Nous voici bien loin de ces petits échanges de paroles ou d'objets qu'on espère mettre en place pour la cérémonie ? Mais voilà l'horizon qui leur donne sens à mes yeux.

 

Un système d'échange local, comme on rêvait éventuellement d'en créer un à l'université, comme les étudiantes en économie-gestion essaient de le préfigurer, ne règle pas tous les problèmes, mais… c'est un système monétaire qui interdit l'accumulation capitaliste. 

 

Continuant ma petite dérive matinale qui me fait en ce moment même rater le discours de candidature du futur président de l'Université de Nantes, je voudrais revenir une dernière fois peut-être à cette citation de Beuys que je vous avais sortie à un moment donné de notre vieille discussion autour du nom Intérim et de l’idée d’entreprise artistique. « L'art ne peut plus être de l'art aujourd’hui s'il ne pénètre pas en agent transformateur au cœur de notre culture actuelle.
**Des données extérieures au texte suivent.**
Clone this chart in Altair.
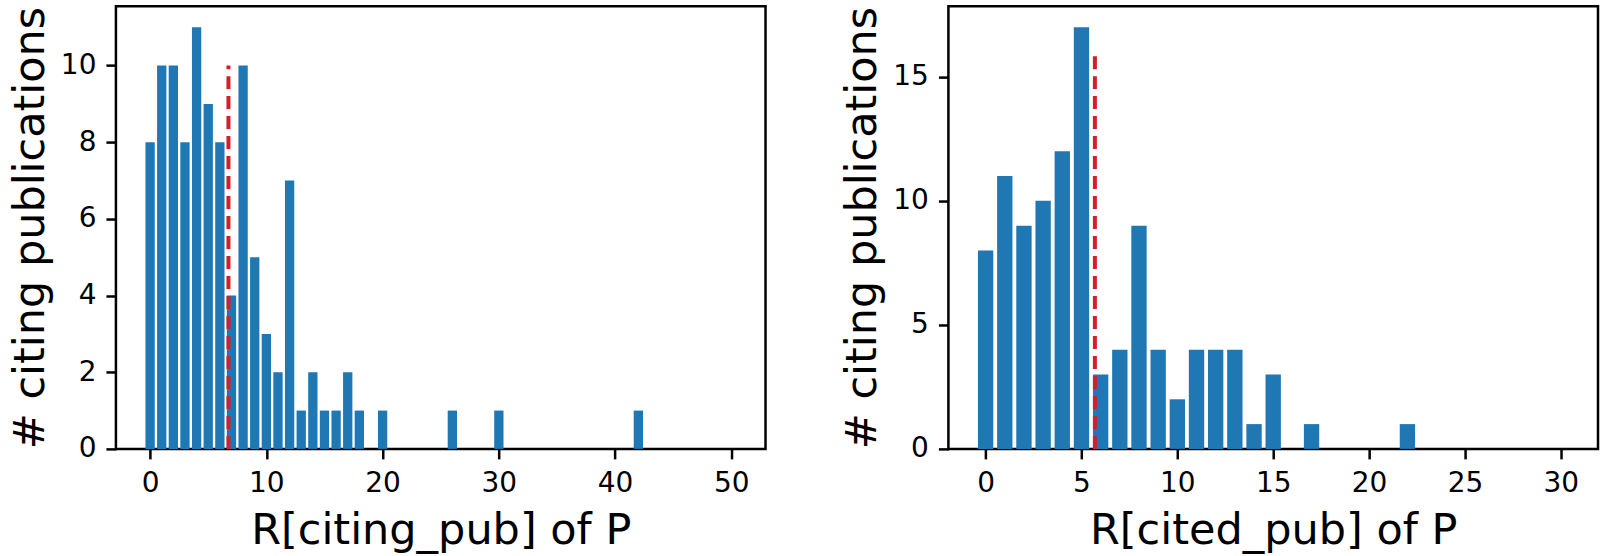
import altair as alt
import pandas as pd

# Left panel: R[citing_pub] of P
left_x = [0, 1, 2, 3, 4, 5, 6, 7, 8, 9, 10, 11, 12, 13, 14, 15, 16, 17, 18, 20, 26, 30, 42]
left_counts = [8, 10, 10, 8, 11, 9, 8, 4, 10, 5, 3, 2, 7, 1, 2, 1, 1, 2, 1, 1, 1, 1, 1]
left_mean = 6.74
left_mean_top = 10
left_xticks = [0, 10, 20, 30, 40, 50]
left_yticks = [0, 2, 4, 6, 8, 10]

# Right panel: R[cited_pub] of P
right_x = [0, 1, 2, 3, 4, 5, 6, 7, 8, 9, 10, 11, 12, 13, 14, 15, 17, 22]
right_counts = [8, 11, 9, 10, 12, 17, 3, 4, 9, 4, 2, 4, 4, 4, 1, 3, 1, 1]
right_mean = 5.7
right_mean_top = 16
right_xticks = [0, 5, 10, 15, 20, 25, 30]
right_yticks = [0, 5, 10, 15]

BLUE = "#1f77b4"
RED = "#d0202a"
FONT = "DejaVu Sans"


def panel(xs, counts, mean, top, xdom, ydom, xticks, yticks, xtitle):
    df = pd.DataFrame({"x": xs, "n": counts})
    xscale = alt.Scale(domain=xdom, nice=False, zero=False)
    yscale = alt.Scale(domain=ydom, nice=False)
    xaxis = alt.Axis(values=xticks, title=xtitle, grid=False, domain=False,
                     tickSize=10, tickWidth=2.5, tickColor="black",
                     labelFontSize=28, labelFont=FONT, labelColor="black",
                     labelPadding=11, titleFontSize=43, titleFont=FONT,
                     titleFontWeight="normal", titleColor="black", titlePadding=12,
                     labelFlush=False, format="d")
    yaxis = alt.Axis(values=yticks, title="# citing publications", grid=False, domain=False,
                     tickSize=10, tickWidth=2.5, tickColor="black",
                     labelFontSize=28, labelFont=FONT, labelColor="black",
                     labelPadding=10, titleFontSize=43, titleFont=FONT,
                     titleFontWeight="normal", titleColor="black", titlePadding=8,
                     labelFlush=False, format="d")
    bars = alt.Chart(df).transform_calculate(
        x0="datum.x - 0.4", x1="datum.x + 0.4", z="0"
    ).mark_bar(color=BLUE, clip=True).encode(
        x=alt.X("x0:Q", scale=xscale, axis=xaxis),
        x2="x1:Q",
        y=alt.Y("n:Q", scale=yscale, axis=yaxis),
        y2="z:Q",
    )
    mdf = pd.DataFrame({"m": [mean], "lo": [0], "hi": [top]})
    rule = alt.Chart(mdf).mark_rule(color=RED, strokeWidth=4, strokeDash=[13, 7]).encode(
        x="m:Q", y="lo:Q", y2="hi:Q"
    )
    return alt.layer(bars, rule).properties(width=650, height=443)


left = panel(left_x, left_counts, left_mean, left_mean_top, [-2.94, 52.94], [0, 11.55],
             left_xticks, left_yticks, "R[citing_pub] of P")
right = panel(right_x, right_counts, right_mean, right_mean_top, [-1.94, 31.94], [0, 17.85],
              right_xticks, right_yticks, "R[cited_pub] of P")

chart = alt.hconcat(left, right, spacing=73).properties(
    padding={"left": 8, "top": 4, "right": 0, "bottom": 0},
    background="white",
).configure_view(stroke="black", strokeWidth=2.5)

chart.save("out.html", embed_options={"renderer": "svg", "actions": False})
Et notre culture, celle qui informe chacun de nous, est une culture économique, marchande. Un art incapable d'agir sur les questions centrales de cette société – telle la question du capital – n'est pas de l'art. Pour rendre l'art effectif, il n'y a pas d'autre champ d'action que de changer les modalités de production économique. Le but de la notion élargie de l'art est la libération du travail ! »

 

J'ajoutais dans un mail de 2005 : "Sans partager cette intransigeance, je pense que nous aussi on opère dans le champ de la notion élargie de l’art, et personnellement la « libération du travail » est un de mes rêves les plus fous. J’aime bien le nom Intérim parce qu’il signifie pour moi, justement, l’aliénation du travail, et je trouve (pour traduire littéralement un concept cher à Beuys qu’il emprunte aux principes de l’homéopathie) que c’est une « contre-image » efficace. C’est comme utiliser du gris pour produire de la couleur."